Asked why he could not stay away from his brother, Chris asks his own question, then answers himself right away: "You know what our business is? Keeping this commune on the roll, man. It gets back to the era that inspires me. The Grateful Dead are a prime example. They had a philosophy, a way they set up their dynamic, their lives. And they were heads, man. They were believers in where your art can take you. You can manifest your own place."

He recalls a moment in the Eighties when the Crowes were playing Atlanta clubs for as few as a dozen people (at one, the dozen included Gorman's mother), and Rich, still under the drinking age, cooled his heels outside in a car until showtime. "We all sat down in a room — me, Rich and Steve," Chris says, "and looked at each other. We said, 'We're never turning back.' "

In some ways, Chris and Rich have not changed at all since then. Pipien's reaction when he saw the brothers live for the first time, at a talent show in Atlanta, was that "Chris had this presence. I could sing, but he was a lead singer. And Rich was shy but very accomplished. His thing was chord structures, and he wasn't messing around. He was the pedestal that Chris needed."

Patti Smith describes Rich in similar terms. After Rich introduced himself in a New York coffeehouse a couple of years ago, Smith invited him to play on her covers album, Twelve, and the two have since played live with each other's bands. "He's confident without being egotistic," she says. "It's valuable to have a player who has that creativity and knowledge but who will take a supportive role. But I've also seen him where he was the dominant one, leading the pack. If no one else steps up, he has no problem doing it — without being asked."

Chris is still all excitement, all the time. In rehearsals, Dickinson says, "Chris will dance over to you, looking at you, while you're playing. If it's not happening, he'll start singing or directing something else, another idea. Then he'll dance over to the next cat. I've heard stories about Isaac Hayes, the way he would conduct his band. Same thing."

"I'll put it this way, without being elitist," Chris says with an impish smile. "Not a lot of stuff gets done when I'm not in the room: 'Let's do this.' 'It's time to start.' It's about energy. That's what I've always been for everyone, I hope."

Grateful Dead bassist Phil Lesh, who hired Chris as a singer for a 2005 tour, agrees. "That's one of the things I love most about Chris: his enthusiasm," he says. "He's never down. There is always something that's engaging him. And his knowledge of roots music is vast. It would even approach Dylan's knowledge of that area. He was continually burning CDs for me — 'Check this stuff out' — all cool, deep, old songs."

There is some disagreement as to whether Chris and Rich argue differently, or less, than they did before the split. The disagreements can be more intense, Pipien says. "When you're more sure of who you are, you're going to fight that much more strongly for what you believe in."

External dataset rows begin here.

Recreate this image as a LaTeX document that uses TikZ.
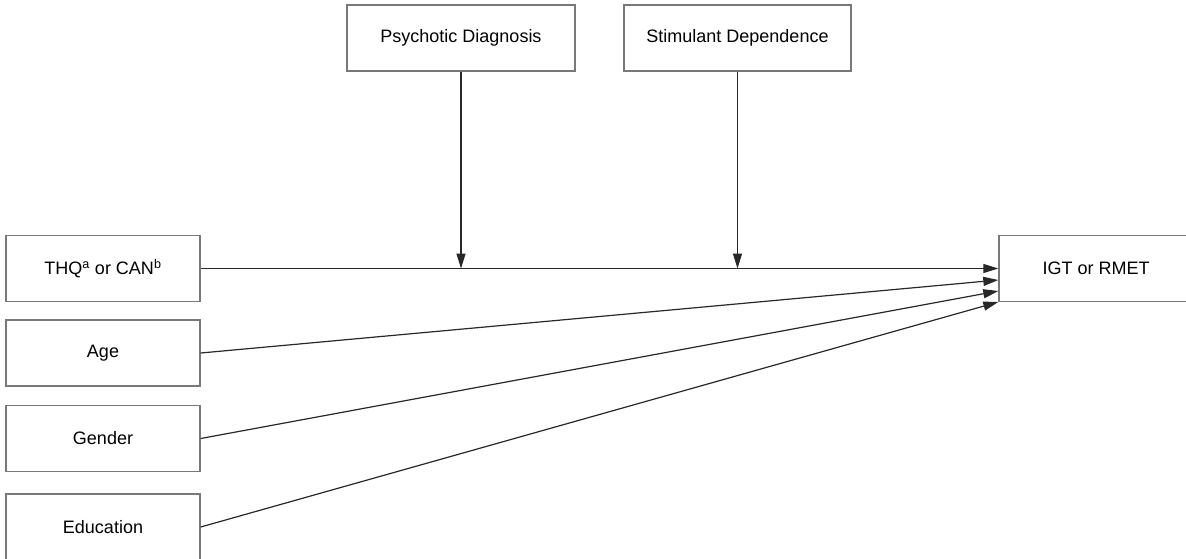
\documentclass[tikz,border=0pt]{standalone}
\usepackage{fontspec}
\setmainfont{Liberation Sans}
\usetikzlibrary{arrows.meta}
\definecolor{boxgray}{RGB}{120,120,120}
\definecolor{linegray}{RGB}{40,40,40}
\begin{document}
\begin{tikzpicture}[x=1pt,y=-1pt,
  vbox/.style={draw=boxgray,line width=1.4pt,fill=white,inner sep=0pt,
    minimum height=66pt,font=\fontsize{18}{21}\selectfont},
  lbox/.style={vbox,minimum width=194pt},
  conn/.style={draw=linegray,line width=1.2pt,-{Triangle[length=15pt,width=9pt]}}]
\useasboundingbox (0,0) rectangle (1186,558);
\clip (0,0) rectangle (1186,558);
\fill[white] (0,0) rectangle (1186,558);
\node[lbox] (thq) at (103,268.5) {THQ\textsuperscript{a} or CAN\textsuperscript{b}};
\node[lbox] (age) at (103,353) {Age};
\node[lbox] (gen) at (103,438.5) {Gender};
\node[lbox] (edu) at (103,527) {Education};
\node[vbox,minimum width=228pt] (psy) at (461,38) {Psychotic Diagnosis};
\node[vbox,minimum width=227pt] (sti) at (737.5,38) {Stimulant Dependence};
\node[lbox] (igt) at (1096,268.5) {IGT or RMET};
\coordinate (j1) at (psy.south |- thq.east);
\coordinate (j2) at (sti.south |- thq.east);
\draw[conn] (thq.east) -- (igt.west);
\draw[conn] (psy.south) -- (j1);
\draw[conn] (sti.south) -- (j2);
\draw[conn] (age.east) -- ([yshift=-11.5pt]igt.west);
\draw[conn] (gen.east) -- ([yshift=-22.5pt]igt.west);
\draw[conn] (edu.east) -- ([yshift=-33.5pt]igt.west);
\end{tikzpicture}
\end{document}
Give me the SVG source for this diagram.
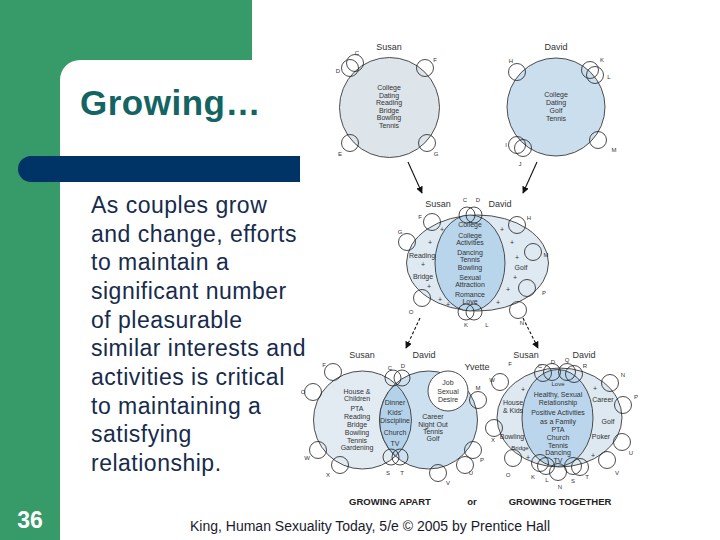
<svg xmlns="http://www.w3.org/2000/svg" width="720" height="540" viewBox="0 0 720 540">
<defs>
<style>
.big{stroke:#3a3a3a;stroke-width:0.9}
.sm{fill:none;stroke:#1e1e1e;stroke-width:0.8}
.t{font-family:"Liberation Sans",Arial,sans-serif;font-size:7px;fill:#333;text-anchor:middle}
.l{font-family:"Liberation Sans",Arial,sans-serif;font-size:6px;fill:#333;text-anchor:middle}
.n{font-family:"Liberation Sans",Arial,sans-serif;font-size:9px;fill:#333;text-anchor:middle}
.cap{font-family:"Liberation Sans",Arial,sans-serif;font-size:9.5px;font-weight:bold;fill:#222;text-anchor:middle}
.body{font-family:"Liberation Sans",Arial,sans-serif;font-size:23px;letter-spacing:0.5px;fill:#172b4d}
.arr{stroke:#111;stroke-width:1.1;fill:none}
</style>
<marker id="ah" viewBox="0 0 10 10" refX="9" refY="5" markerWidth="7" markerHeight="7" orient="auto" markerUnits="userSpaceOnUse">
<path d="M0,0 L10,5 L0,10 z" fill="#111"/>
</marker>
</defs>
<rect width="720" height="540" fill="#fff"/>
<g id="frame">
<path d="M0,0 H252 V60 H80 A20,20 0 0 0 60,80 V540 H0 Z" fill="#379a69"/>
<path d="M31,156 H300 V182 H31 A13,13 0 0 1 31,156 Z" fill="#003366"/>
<text x="80" y="115" font-family="Liberation Sans,Arial,sans-serif" font-size="35" font-weight="bold" letter-spacing="0.5" fill="#146464">Growing…</text>
<text x="30" y="528" font-family="Liberation Sans,Arial,sans-serif" font-size="23" font-weight="bold" fill="#fff" text-anchor="middle">36</text>
</g>
<g id="body-text">
<text class="body" x="91" y="213">As couples grow</text>
<text class="body" x="91" y="242">and change, efforts</text>
<text class="body" x="91" y="270">to maintain a</text>
<text class="body" x="91" y="299">significant number</text>
<text class="body" x="91" y="328">of pleasurable</text>
<text class="body" x="91" y="356">similar interests and</text>
<text class="body" x="91" y="385">activities is critical</text>
<text class="body" x="91" y="414">to maintaining a</text>
<text class="body" x="91" y="442">satisfying</text>
<text class="body" x="91" y="471">relationship.</text>
</g>
<g id="footer">
<text x="370" y="531" font-family="Liberation Sans,Arial,sans-serif" font-size="14" fill="#1a1a2e" text-anchor="middle">King, Human Sexuality Today, 5/e © 2005 by Prentice Hall</text>
</g>

<g id="susan-top">
<circle class="big" cx="389.5" cy="107.5" r="50" fill="#dde4ea"/>
<circle class="sm" cx="355" cy="63" r="8.5"/><circle class="sm" cx="350" cy="68" r="8.5"/>
<circle class="sm" cx="425" cy="68" r="8.5"/>
<circle class="sm" cx="350" cy="143" r="8.5"/>
<circle class="sm" cx="427" cy="143" r="8.5"/>
<text class="n" x="389" y="50">Susan</text>
<text class="l" x="357" y="55">C</text><text class="l" x="338" y="73">D</text>
<text class="l" x="435" y="62">F</text><text class="l" x="340" y="156">E</text><text class="l" x="436" y="156">G</text>
<text class="t" x="389" y="90">College</text>
<text class="t" x="389" y="98">Dating</text>
<text class="t" x="389" y="105">Reading</text>
<text class="t" x="389" y="113">Bridge</text>
<text class="t" x="389" y="120">Bowling</text>
<text class="t" x="389" y="128">Tennis</text>
</g>

<g id="david-top">
<circle class="big" cx="556" cy="107" r="49" fill="#cbdeee"/>
<circle class="sm" cx="517" cy="72" r="8.5"/>
<circle class="sm" cx="590" cy="70" r="8.5"/><circle class="sm" cx="595" cy="75" r="8.5"/>
<circle class="sm" cx="598" cy="140" r="8.5"/>
<circle class="sm" cx="517" cy="145" r="8.5"/><circle class="sm" cx="523" cy="148" r="8.5"/>
<text class="n" x="556" y="50">David</text>
<text class="l" x="511" y="63">H</text><text class="l" x="602" y="62">K</text><text class="l" x="609" y="79">L</text>
<text class="l" x="614" y="152">M</text><text class="l" x="506" y="147">I</text><text class="l" x="520" y="166">J</text>
<text class="t" x="556" y="97">College</text>
<text class="t" x="556" y="105">Dating</text>
<text class="t" x="556" y="113">Golf</text>
<text class="t" x="556" y="121">Tennis</text>
</g>

<g id="merged-middle">
<ellipse class="big" cx="477.5" cy="263" rx="71" ry="48" fill="#dfe9f2"/>
<ellipse class="big" cx="470" cy="263" rx="35" ry="48" fill="#b9d5eb"/>
<circle class="sm" cx="467" cy="215" r="8"/><circle class="sm" cx="474" cy="215" r="8"/>
<circle class="sm" cx="432" cy="222" r="8.5"/>
<circle class="sm" cx="407" cy="242" r="8.5"/>
<circle class="sm" cx="517" cy="225" r="8.5"/>
<circle class="sm" cx="533" cy="252" r="8.5"/>
<circle class="sm" cx="527" cy="288" r="8.5"/>
<circle class="sm" cx="518" cy="310" r="8.5"/>
<circle class="sm" cx="422" cy="298" r="8.5"/>
<circle class="sm" cx="466" cy="312" r="8"/><circle class="sm" cx="474" cy="312" r="8"/>
<text class="n" x="438" y="207">Susan</text><text class="n" x="500" y="207">David</text>
<text class="l" x="465" y="202">C</text><text class="l" x="478" y="202">D</text>
<text class="l" x="420" y="219">F</text><text class="l" x="400" y="234">G</text>
<text class="l" x="529" y="220">H</text><text class="l" x="546" y="257">M</text>
<text class="l" x="544" y="295">P</text><text class="l" x="522" y="325">N</text>
<text class="l" x="411" y="314">O</text><text class="l" x="466" y="327">K</text><text class="l" x="487" y="327">L</text>
<text class="t" x="470" y="227">College</text>
<text class="t" x="470" y="238">College</text>
<text class="t" x="470" y="245">Activities</text>
<text class="t" x="470" y="255">Dancing</text>
<text class="t" x="470" y="262">Tennis</text>
<text class="t" x="470" y="270">Bowling</text>
<text class="t" x="470" y="280">Sexual</text>
<text class="t" x="470" y="287">Attraction</text>
<text class="t" x="470" y="297">Romance</text>
<text class="t" x="470" y="304">Love</text>
<text class="t" x="422" y="258">Reading</text>
<text class="t" x="423" y="279">Bridge</text>
<text class="t" x="521" y="270">Golf</text>
<text class="t" x="442" y="232">+</text><text class="t" x="430" y="245">+</text><text class="t" x="423" y="267">+</text>
<text class="t" x="429" y="289">+</text><text class="t" x="440" y="302">+</text><text class="t" x="448" y="307">+</text>
<text class="t" x="502" y="232">+</text><text class="t" x="512" y="245">+</text><text class="t" x="517" y="260">+</text>
<text class="t" x="515" y="280">+</text><text class="t" x="508" y="292">+</text><text class="t" x="498" y="305">+</text>
</g>

<g id="growing-apart">
<circle class="big" cx="362.5" cy="420" r="49" fill="#e2eaf2"/>
<circle class="big" cx="428.5" cy="420" r="49" fill="#cde0ef"/>
<path class="big" d="M395.5,383.8 A49,49 0 0 0 395.5,456.2 A49,49 0 0 0 395.5,383.8 Z" fill="#b3d2ea"/>
<circle class="big" cx="448" cy="391" r="20" fill="#fff"/>
<circle class="sm" cx="393" cy="378" r="8"/><circle class="sm" cx="402" cy="378" r="8"/>
<circle class="sm" cx="333" cy="372" r="8.5"/>
<circle class="sm" cx="313" cy="392" r="8.5"/>
<circle class="sm" cx="318" cy="450" r="8.5"/>
<circle class="sm" cx="340" cy="465" r="8.5"/>
<circle class="sm" cx="391" cy="457" r="8"/><circle class="sm" cx="400" cy="457" r="8"/>
<circle class="sm" cx="478" cy="400" r="8.5"/>
<circle class="sm" cx="473" cy="450" r="8.5"/>
<circle class="sm" cx="465" cy="465" r="8.5"/>
<circle class="sm" cx="438" cy="473" r="8.5"/>
<text class="n" x="362" y="358">Susan</text><text class="n" x="424" y="358">David</text><text class="n" x="477" y="370">Yvette</text>
<text class="l" x="390" y="370">C</text><text class="l" x="403" y="368">D</text>
<text class="l" x="324" y="367">F</text><text class="l" x="303" y="394">O</text>
<text class="l" x="307" y="460">W</text><text class="l" x="328" y="477">X</text>
<text class="l" x="388" y="475">S</text><text class="l" x="402" y="475">T</text>
<text class="l" x="478" y="390">M</text><text class="l" x="482" y="462">P</text>
<text class="l" x="471" y="475">U</text><text class="l" x="448" y="485">V</text>
<text class="t" x="357" y="394">House &amp;</text>
<text class="t" x="357" y="401">Children</text>
<text class="t" x="357" y="411">PTA</text>
<text class="t" x="357" y="419">Reading</text>
<text class="t" x="357" y="427">Bridge</text>
<text class="t" x="357" y="435">Bowling</text>
<text class="t" x="357" y="443">Tennis</text>
<text class="t" x="357" y="450">Gardening</text>
<text class="t" x="395" y="405">Dinner</text>
<text class="t" x="395" y="415">Kids'</text>
<text class="t" x="395" y="423">Discipline</text>
<text class="t" x="395" y="435">Church</text>
<text class="t" x="395" y="446">TV</text>
<text class="t" x="433" y="419">Career</text>
<text class="t" x="433" y="427">Night Out</text>
<text class="t" x="433" y="434">Tennis</text>
<text class="t" x="433" y="441">Golf</text>
<text class="t" x="448" y="385">Job</text>
<text class="t" x="448" y="394">Sexual</text>
<text class="t" x="448" y="402">Desire</text>
<text class="cap" x="390" y="505">GROWING APART</text>
<text class="cap" x="472" y="505">or</text>
</g>

<g id="growing-together">
<ellipse class="big" cx="559.5" cy="417.5" rx="62.5" ry="49.5" fill="#dde8f1"/>
<ellipse class="big" cx="557.5" cy="418" rx="35.5" ry="48.5" fill="#bbd6ec"/>
<circle class="sm" cx="543" cy="373" r="8.5"/><circle class="sm" cx="552" cy="372" r="8.5"/>
<circle class="sm" cx="567" cy="372" r="8.5"/><circle class="sm" cx="574" cy="374" r="8.5"/>
<circle class="sm" cx="500" cy="382" r="8.5"/>
<circle class="sm" cx="610" cy="383" r="8.5"/>
<circle class="sm" cx="623" cy="405" r="8.5"/>
<circle class="sm" cx="494" cy="428" r="8.5"/>
<circle class="sm" cx="622" cy="442" r="8.5"/>
<circle class="sm" cx="607" cy="460" r="8.5"/>
<circle class="sm" cx="513" cy="458" r="8.5"/>
<circle class="sm" cx="540" cy="463" r="8.5"/><circle class="sm" cx="546" cy="466" r="8.5"/>
<circle class="sm" cx="558" cy="472" r="8.5"/>
<circle class="sm" cx="573" cy="466" r="8.5"/><circle class="sm" cx="580" cy="467" r="8.5"/>
<text class="n" x="526" y="358">Susan</text><text class="n" x="584" y="358">David</text>
<text class="l" x="510" y="366">F</text><text class="l" x="540" y="368">C</text><text class="l" x="553" y="364">D</text>
<text class="l" x="567" y="362">Q</text><text class="l" x="585" y="368">R</text>
<text class="l" x="492" y="382">W</text><text class="l" x="623" y="377">N</text><text class="l" x="636" y="399">P</text>
<text class="l" x="493" y="442">X</text><text class="l" x="631" y="455">U</text><text class="l" x="617" y="475">V</text>
<text class="l" x="587" y="479">T</text><text class="l" x="573" y="483">S</text><text class="l" x="560" y="489">N</text>
<text class="l" x="547" y="482">L</text><text class="l" x="533" y="479">K</text><text class="l" x="508" y="477">O</text>
<text class="l" x="558" y="386">Love</text>
<text class="t" x="558" y="397">Healthy, Sexual</text>
<text class="t" x="558" y="405">Relationship</text>
<text class="t" x="558" y="415">Positive Activities</text>
<text class="t" x="558" y="424">as a Family</text>
<text class="t" x="558" y="432">PTA</text>
<text class="t" x="558" y="440">Church</text>
<text class="t" x="558" y="448">Tennis</text>
<text class="t" x="558" y="455">Dancing</text>
<text class="t" x="558" y="463">TV</text>
<text class="t" x="513" y="405">House</text>
<text class="t" x="513" y="413">&amp; Kids</text>
<text class="t" x="512" y="439">Bowling</text>
<text class="l" x="520" y="450">Bridge</text>
<text class="t" x="603" y="402">Career</text>
<text class="t" x="608" y="424">Golf</text>
<text class="t" x="601" y="439">Poker</text>
<text class="t" x="523" y="392">+</text><text class="t" x="595" y="391">+</text>
<text class="t" x="528" y="460">+</text><text class="t" x="593" y="458">+</text>
<text class="cap" x="560" y="505">GROWING TOGETHER</text>
</g>

<g id="connectors">
<line class="arr" x1="408" y1="162" x2="422" y2="193" marker-end="url(#ah)"/>
<line class="arr" x1="537" y1="162" x2="523" y2="193" marker-end="url(#ah)"/>
<line class="arr" x1="420" y1="318" x2="406" y2="348" stroke-dasharray="3,2" marker-end="url(#ah)"/>
<line class="arr" x1="523" y1="318" x2="538" y2="348" stroke-dasharray="3,2" marker-end="url(#ah)"/>
</g>
</svg>
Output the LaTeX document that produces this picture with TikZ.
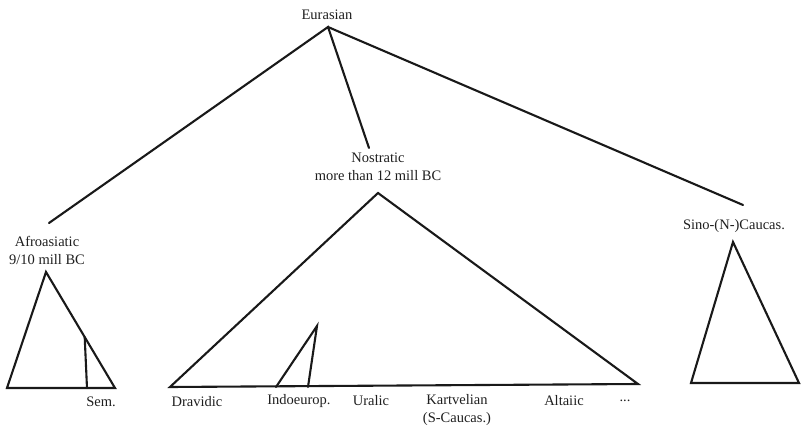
\documentclass[tikz,border=0pt]{standalone}
\usepackage{fontspec}
\setmainfont{Liberation Serif}
\begin{document}
\begin{tikzpicture}[x=1pt,y=-1pt,
  lab/.style={inner sep=0pt,text=black!88,font=\fontsize{14.5}{18}\selectfont,align=center},
  edge/.style={draw=black!90,line width=2.1pt,line cap=round},
  tri/.style={edge,line join=miter}]
\useasboundingbox (0,0) rectangle (801,428);

% top of the tree
\node[lab] (eurasian) at (327,15) {Eurasian};
\coordinate (eu) at (328,27);

% branch labels
\node[lab] (afro) at (47,250) {Afroasiatic\\9/10 mill BC};
\node[lab] (nostr) at (378,167) {Nostratic\\more than 12 mill BC};
\node[lab] (sino) at (734,226) {Sino-(N-)Caucas.};

% ends of the branches
\coordinate (afroTop) at (49,223);
\coordinate (nostrTop) at (369,148);
\coordinate (sinoTop) at (743,205);

\draw[edge] (afroTop) -- (eu) -- (nostrTop);
\draw[edge] (eu) -- (sinoTop);

% Afroasiatic family
\coordinate (aA) at (46,272);
\coordinate (aL) at (7,388);
\coordinate (aR) at (115,388);
\draw[tri] (aA) -- (aL) -- (aR) -- cycle;
\coordinate (semTop) at (84.7,337);
\coordinate (semBot) at (87,388);
\draw[edge] (semTop) -- (semBot);
\node[lab] (sem) at (101,402) {Sem.};

% Nostratic family
\coordinate (nA) at (378,193);
\coordinate (nL) at (170,387);
\coordinate (nR) at (638,384);
\draw[tri] (nA) -- (nL) -- (nR) -- cycle;
\coordinate (iA) at (317,326);
\coordinate (iL) at (276,387);
\coordinate (iR) at (308,387);
\draw[edge] (iL) -- (iA) -- (iR);

\node[lab] (dravidic) at (197,402) {Dravidic};
\node[lab] (indoeur) at (299,401) {Indoeurop.};
\node[lab] (uralic) at (371,401) {Uralic};
\node[lab] (kartv) at (457,410) {Kartvelian\\(S-Caucas.)};
\node[lab] (altaic) at (564,401) {Altaiic};
\node[lab] (dots) at (625,401) {...};

% Sino-Caucasian family
\coordinate (sA) at (733,242);
\coordinate (sL) at (691,383);
\coordinate (sR) at (799,383);
\draw[tri] (sA) -- (sL) -- (sR) -- cycle;
\end{tikzpicture}
\end{document}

"One thing that happens now that never happened when they were younger: They've learned that it may be worth walking away for a few minutes," Angelus counters. "That's a new communication mode. I will say, as a humorous note — in October 2007, there was a heated conversation in the tour bus. It escalated quicker than I expected. And I remember going, 'OK, that's enough. Because somebody just kicked me in the testicles.' I happened to be in the middle."

"Maybe Chris and I had something to work out from a past life," Rich suggests. There is a thin, brief smile. "It would be nice if we knew each other and could just get along."

Chris is too wound up by the future to keep talking about what might have been. "No matter what's happened, I'm not bitter about any of it," he says, bouncing in his chair after two hours of nonstop chatter. "I have no regrets. I've done dumb stuff. I've said things I shouldn't have said. Whatever, man. Choices are made, so you make the next set of choices — hopefully better ones. That's why I'm inspired by that acid wave, the guys who were there when there were no road maps. They were like, 'We'll see you on the other side. We're all hangin' on.'

"I need everyone I play with," Chris goes on, still at high speed, "to believe what Miles Davis said: The music changes you. You have times when you don't have an answer to what's going on. But music will never let you down."